**Task details**
Leave the pictures out. Return all other data exactly.

***

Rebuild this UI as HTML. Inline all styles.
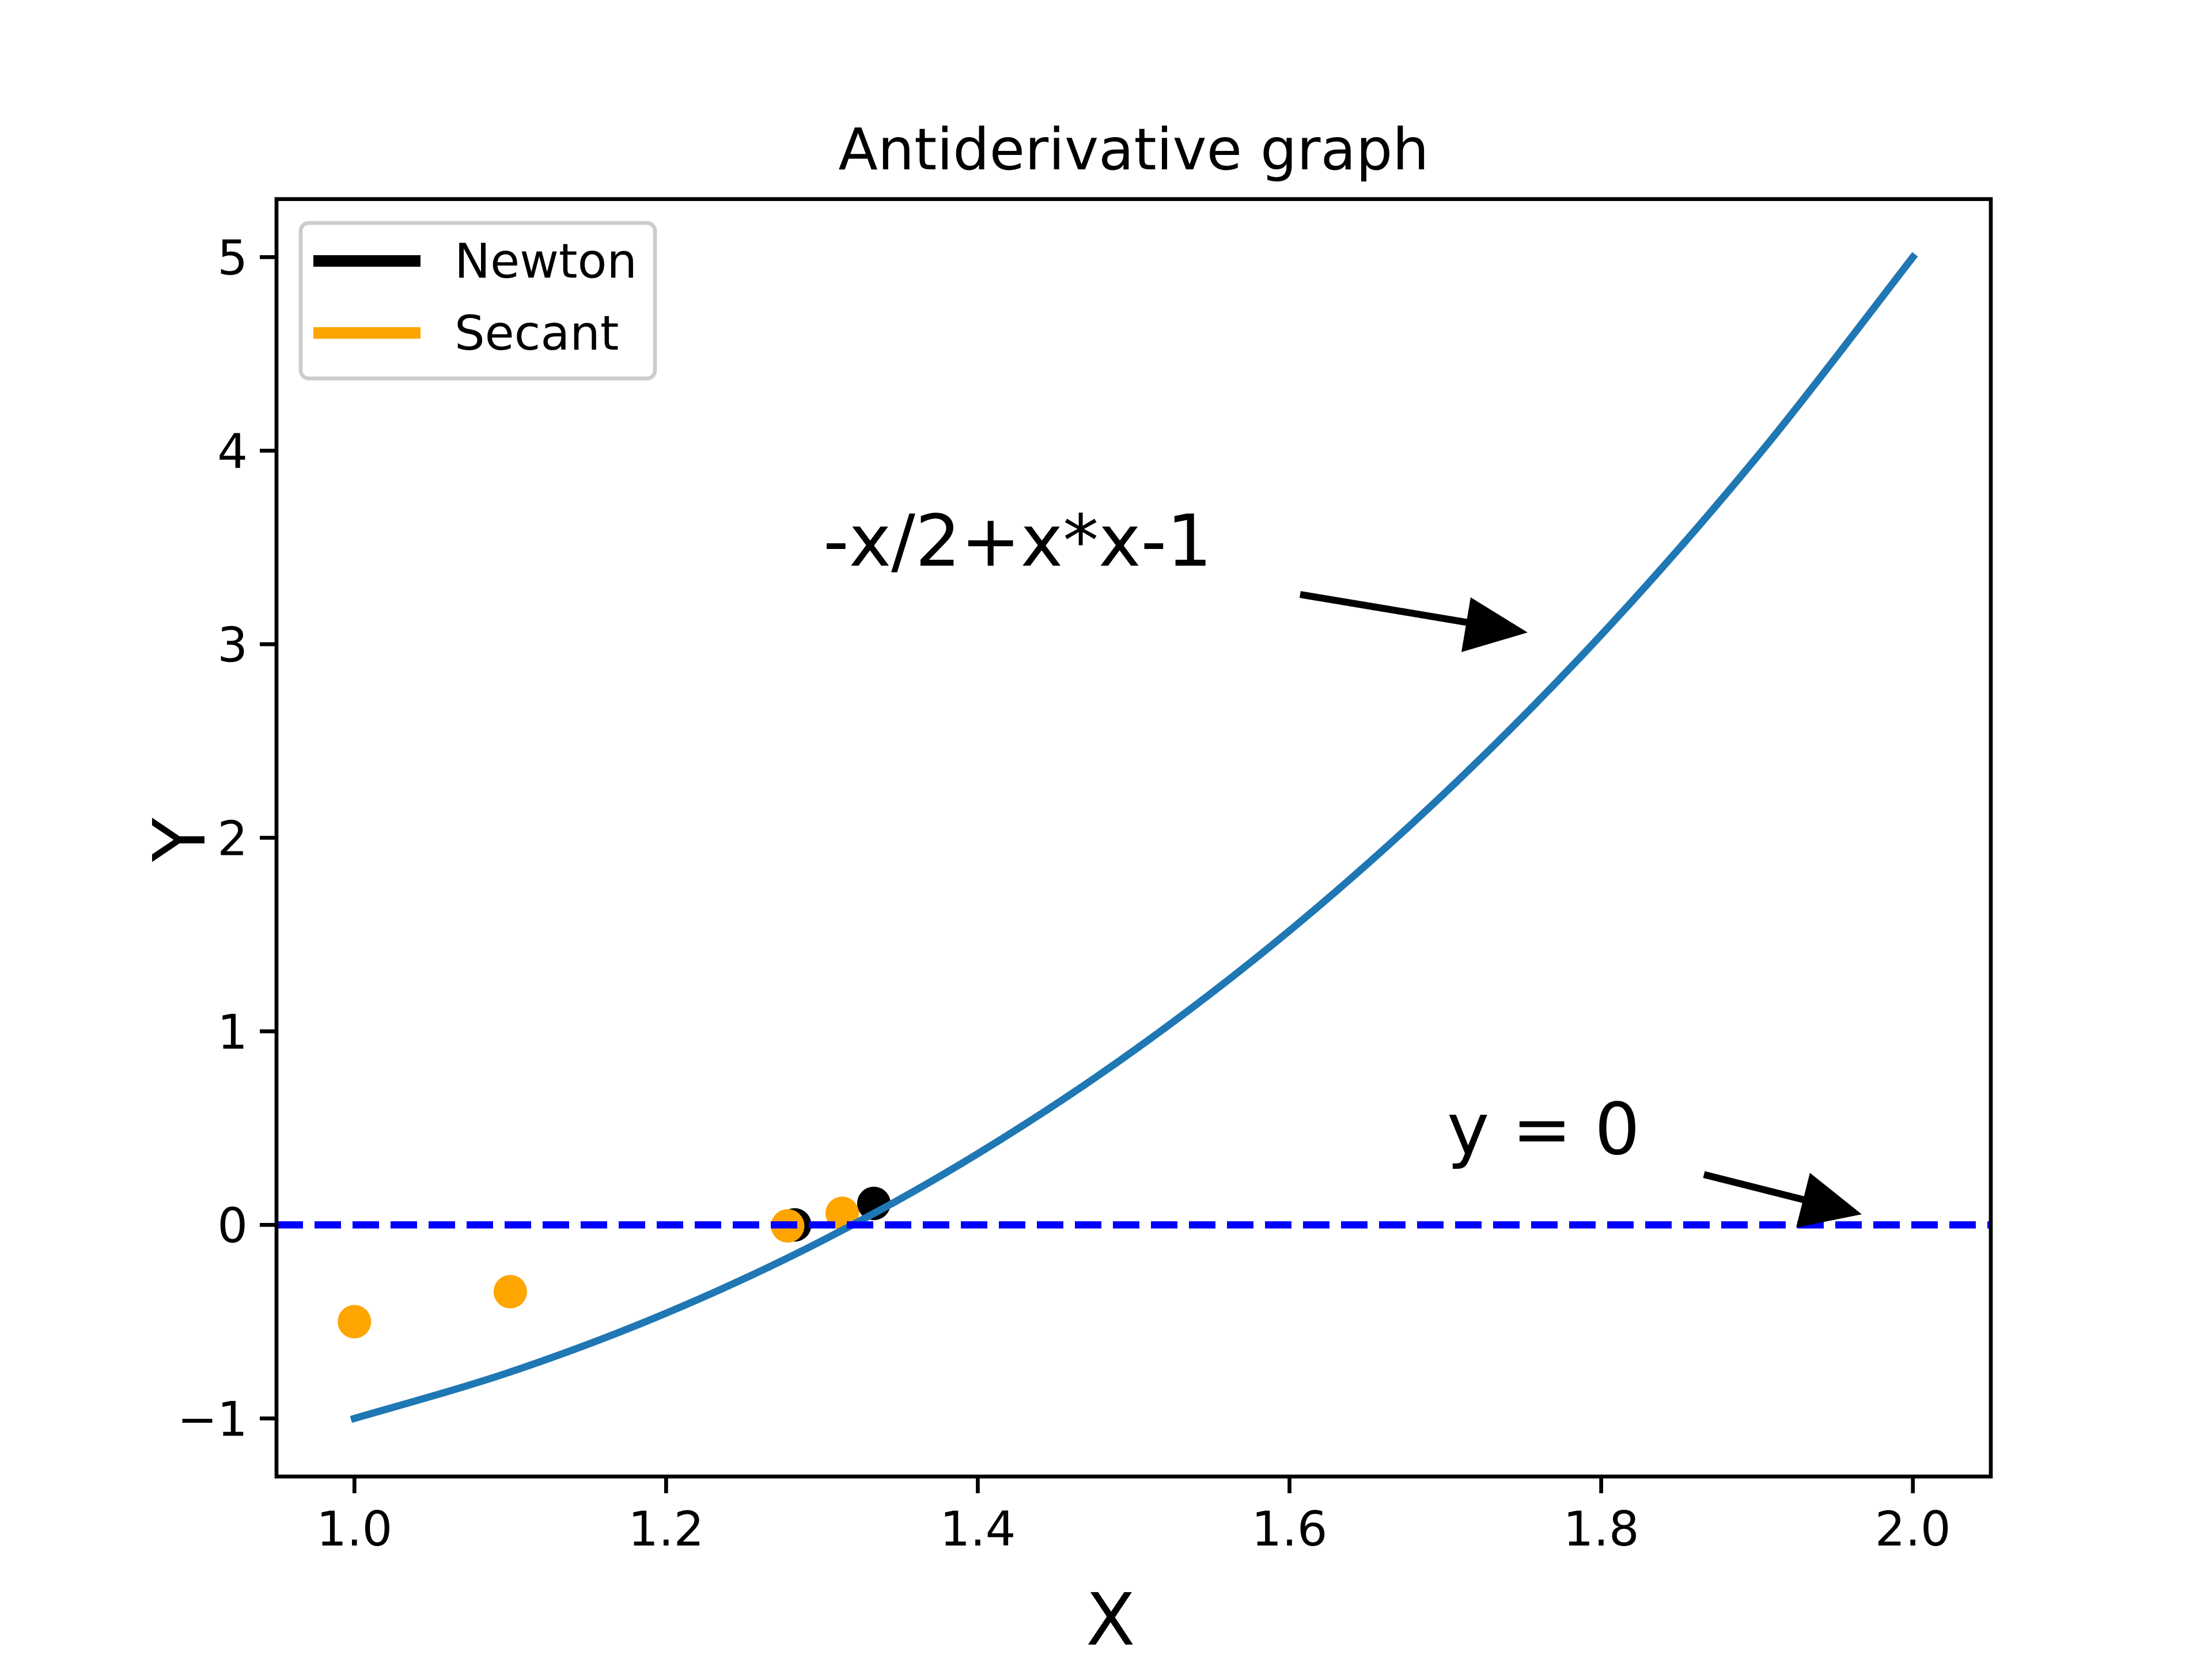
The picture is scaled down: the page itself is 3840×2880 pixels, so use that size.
<!DOCTYPE html>
<html><head><meta charset="utf-8"><style>
html,body{margin:0;padding:0;background:#fff}
svg{display:block}
text{font-family:"DejaVu Sans","Liberation Sans",sans-serif}
</style></head><body>
<svg id="chart" width="3840" height="2880" viewBox="0 0 3840 2880">
<rect width="3840" height="2880" fill="#fff"/>
<g id="marks"></g>
<g id="axes"></g>
</svg>
<script>
const curveX = [1.0,1.1,1.2,1.3,1.4,1.5,1.6,1.7,1.8,1.9,2.0];
const curveY = [-1.0,-0.76,-0.456,-0.082,0.368,0.9,1.52,2.234,3.048,3.968,5.0];
const secantX = [1.0,1.1,1.278,1.313];
const secantY = [-0.5,-0.345,-0.005,0.06];
const newtonX = [1.2825,1.3333];
const newtonY = [0.0,0.111];
const xTicks = [1.0,1.2,1.4,1.6,1.8,2.0];
const xTickLabels = ["1.0","1.2","1.4","1.6","1.8","2.0"];
const yTicks = [-1,0,1,2,3,4,5];
const yTickLabels = ["\u22121","0","1","2","3","4","5"];

const L=480,R=3456,T=345.6,B=2563.2;
const X0=0.95,X1=2.05,Y0=-1.3,Y1=5.3;
const sx=v=>L+(v-X0)/(X1-X0)*(R-L);
const sy=v=>B-(v-Y0)/(Y1-Y0)*(B-T);
const NS="http://www.w3.org/2000/svg";
function mk(tag,attrs,parent){const e=document.createElementNS(NS,tag);for(const k in attrs)e.setAttribute(k,attrs[k]);parent.appendChild(e);return e;}
const marks=document.getElementById('marks'), axes=document.getElementById('axes');

newtonX.forEach((x,i)=>{const c=mk('circle',{cx:sx(x),cy:sy(newtonY[i]),r:29,fill:'#000'},marks);

});
secantX.forEach((x,i)=>{const c=mk('circle',{cx:sx(x),cy:sy(secantY[i]),r:29,fill:'#ffa500'},marks);

});

const P=curveX.map((x,i)=>[sx(x),sy(curveY[i])]);
let d=`M${P[0][0]},${P[0][1]}`;
for(let i=0;i<P.length-1;i++){const p0=P[Math.max(i-1,0)],p1=P[i],p2=P[i+1],p3=P[Math.min(i+2,P.length-1)];
d+=` C${p1[0]+(p2[0]-p0[0])/6},${p1[1]+(p2[1]-p0[1])/6} ${p2[0]-(p3[0]-p1[0])/6},${p2[1]-(p3[1]-p1[1])/6} ${p2[0]},${p2[1]}`;}
const cv=mk('path',{d:d,fill:'none',stroke:'#1f77b4','stroke-width':12.5,'stroke-linecap':'square'},marks);


const zl=mk('line',{x1:L,x2:R,y1:sy(0),y2:sy(0),stroke:'#0000ff','stroke-width':12.5,'stroke-dasharray':'46 20'},marks);



const fr=mk('rect',{x:L,y:T,width:R-L,height:B-T,fill:'none',stroke:'#000','stroke-width':6.7},axes);


xTicks.forEach((v,i)=>{mk('line',{x1:sx(v),x2:sx(v),y1:B,y2:B+29,stroke:'#000','stroke-width':6.7},axes);
const t=mk('text',{x:sx(v),y:B+120,'font-size':83,'text-anchor':'middle'},axes);t.textContent=xTickLabels[i];

});
yTicks.forEach((v,i)=>{mk('line',{x1:L-29,x2:L,y1:sy(v),y2:sy(v),stroke:'#000','stroke-width':6.7},axes);
const t=mk('text',{x:L-50,y:sy(v)+30,'font-size':83,'text-anchor':'end'},axes);t.textContent=yTickLabels[i];

});
</script>
<script>
(function(){const s=document.getElementById('chart');s.insertAdjacentHTML('beforeend',`
<text x="1968" y="294" font-size="100" text-anchor="middle">Antiderivative graph</text>
<text x="1928" y="2855" font-size="125" text-anchor="middle">X</text>
<text transform="translate(355,1458) rotate(-90)" font-size="125" text-anchor="middle">Y</text>
<text x="1429" y="982" font-size="124">-x/2+x*x-1</text>
<g><line x1="2257" y1="1032" x2="2580" y2="1086" stroke="#000" stroke-width="12"/><polygon points="2652,1098 2553,1037 2537,1132" fill="#000"/></g>
<text x="2512" y="2003" font-size="124">y = 0</text>
<g><line x1="2958" y1="2039" x2="3160" y2="2090" stroke="#000" stroke-width="12"/><polygon points="3232,2108 3142,2036 3118,2131" fill="#000"/></g>
<g>
<rect x="522" y="387" width="615" height="270" rx="14" fill="#fff" fill-opacity="0.8" stroke="#ccc" stroke-width="6.7"/>
<line x1="544" x2="730" y1="453" y2="453" stroke="#000" stroke-width="20"/>
<text x="789" y="482" font-size="83">Newton</text>
<line x1="544" x2="730" y1="578" y2="578" stroke="#ffa500" stroke-width="20"/>
<text x="789" y="607" font-size="83">Secant</text>
</g>`);})();
</script>
</body></html>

***

**Reply to the exercise**
Rebuild this UI as HTML. Inline all styles.
The picture is scaled down: the page itself is 3840×2880 pixels, so use that size.
<!DOCTYPE html>
<html><head><meta charset="utf-8"><style>
html,body{margin:0;padding:0;background:#fff}
svg{display:block}
text{font-family:"DejaVu Sans","Liberation Sans",sans-serif}
</style></head><body>
<svg id="chart" width="3840" height="2880" viewBox="0 0 3840 2880">
<rect width="3840" height="2880" fill="#fff"/>
<g id="marks"></g>
<g id="axes"></g>
</svg>
<script>
const curveX = [1.0,1.1,1.2,1.3,1.4,1.5,1.6,1.7,1.8,1.9,2.0];
const curveY = [-1.0,-0.76,-0.456,-0.082,0.368,0.9,1.52,2.234,3.048,3.968,5.0];
const secantX = [1.0,1.1,1.278,1.313];
const secantY = [-0.5,-0.345,-0.005,0.06];
const newtonX = [1.2825,1.3333];
const newtonY = [0.0,0.111];
const xTicks = [1.0,1.2,1.4,1.6,1.8,2.0];
const xTickLabels = ["1.0","1.2","1.4","1.6","1.8","2.0"];
const yTicks = [-1,0,1,2,3,4,5];
const yTickLabels = ["\u22121","0","1","2","3","4","5"];

const L=480,R=3456,T=345.6,B=2563.2;
const X0=0.95,X1=2.05,Y0=-1.3,Y1=5.3;
const sx=v=>L+(v-X0)/(X1-X0)*(R-L);
const sy=v=>B-(v-Y0)/(Y1-Y0)*(B-T);
const NS="http://www.w3.org/2000/svg";
function mk(tag,attrs,parent){const e=document.createElementNS(NS,tag);for(const k in attrs)e.setAttribute(k,attrs[k]);parent.appendChild(e);return e;}
const marks=document.getElementById('marks'), axes=document.getElementById('axes');

newtonX.forEach((x,i)=>{const c=mk('circle',{cx:sx(x),cy:sy(newtonY[i]),r:29,fill:'#000'},marks);

});
secantX.forEach((x,i)=>{const c=mk('circle',{cx:sx(x),cy:sy(secantY[i]),r:29,fill:'#ffa500'},marks);

});

const P=curveX.map((x,i)=>[sx(x),sy(curveY[i])]);
let d=`M${P[0][0]},${P[0][1]}`;
for(let i=0;i<P.length-1;i++){const p0=P[Math.max(i-1,0)],p1=P[i],p2=P[i+1],p3=P[Math.min(i+2,P.length-1)];
d+=` C${p1[0]+(p2[0]-p0[0])/6},${p1[1]+(p2[1]-p0[1])/6} ${p2[0]-(p3[0]-p1[0])/6},${p2[1]-(p3[1]-p1[1])/6} ${p2[0]},${p2[1]}`;}
const cv=mk('path',{d:d,fill:'none',stroke:'#1f77b4','stroke-width':12.5,'stroke-linecap':'square'},marks);


const zl=mk('line',{x1:L,x2:R,y1:sy(0),y2:sy(0),stroke:'#0000ff','stroke-width':12.5,'stroke-dasharray':'46 20'},marks);



const fr=mk('rect',{x:L,y:T,width:R-L,height:B-T,fill:'none',stroke:'#000','stroke-width':6.7},axes);


xTicks.forEach((v,i)=>{mk('line',{x1:sx(v),x2:sx(v),y1:B,y2:B+29,stroke:'#000','stroke-width':6.7},axes);
const t=mk('text',{x:sx(v),y:B+120,'font-size':83,'text-anchor':'middle'},axes);t.textContent=xTickLabels[i];

});
yTicks.forEach((v,i)=>{mk('line',{x1:L-29,x2:L,y1:sy(v),y2:sy(v),stroke:'#000','stroke-width':6.7},axes);
const t=mk('text',{x:L-50,y:sy(v)+30,'font-size':83,'text-anchor':'end'},axes);t.textContent=yTickLabels[i];

});
</script>
<script>
(function(){const s=document.getElementById('chart');s.insertAdjacentHTML('beforeend',`
<text x="1968" y="294" font-size="100" text-anchor="middle">Antiderivative graph</text>
<text x="1928" y="2855" font-size="125" text-anchor="middle">X</text>
<text transform="translate(355,1458) rotate(-90)" font-size="125" text-anchor="middle">Y</text>
<text x="1429" y="982" font-size="124">-x/2+x*x-1</text>
<g><line x1="2257" y1="1032" x2="2580" y2="1086" stroke="#000" stroke-width="12"/><polygon points="2652,1098 2553,1037 2537,1132" fill="#000"/></g>
<text x="2512" y="2003" font-size="124">y = 0</text>
<g><line x1="2958" y1="2039" x2="3160" y2="2090" stroke="#000" stroke-width="12"/><polygon points="3232,2108 3142,2036 3118,2131" fill="#000"/></g>
<g>
<rect x="522" y="387" width="615" height="270" rx="14" fill="#fff" fill-opacity="0.8" stroke="#ccc" stroke-width="6.7"/>
<line x1="544" x2="730" y1="453" y2="453" stroke="#000" stroke-width="20"/>
<text x="789" y="482" font-size="83">Newton</text>
<line x1="544" x2="730" y1="578" y2="578" stroke="#ffa500" stroke-width="20"/>
<text x="789" y="607" font-size="83">Secant</text>
</g>`);})();
</script>
</body></html>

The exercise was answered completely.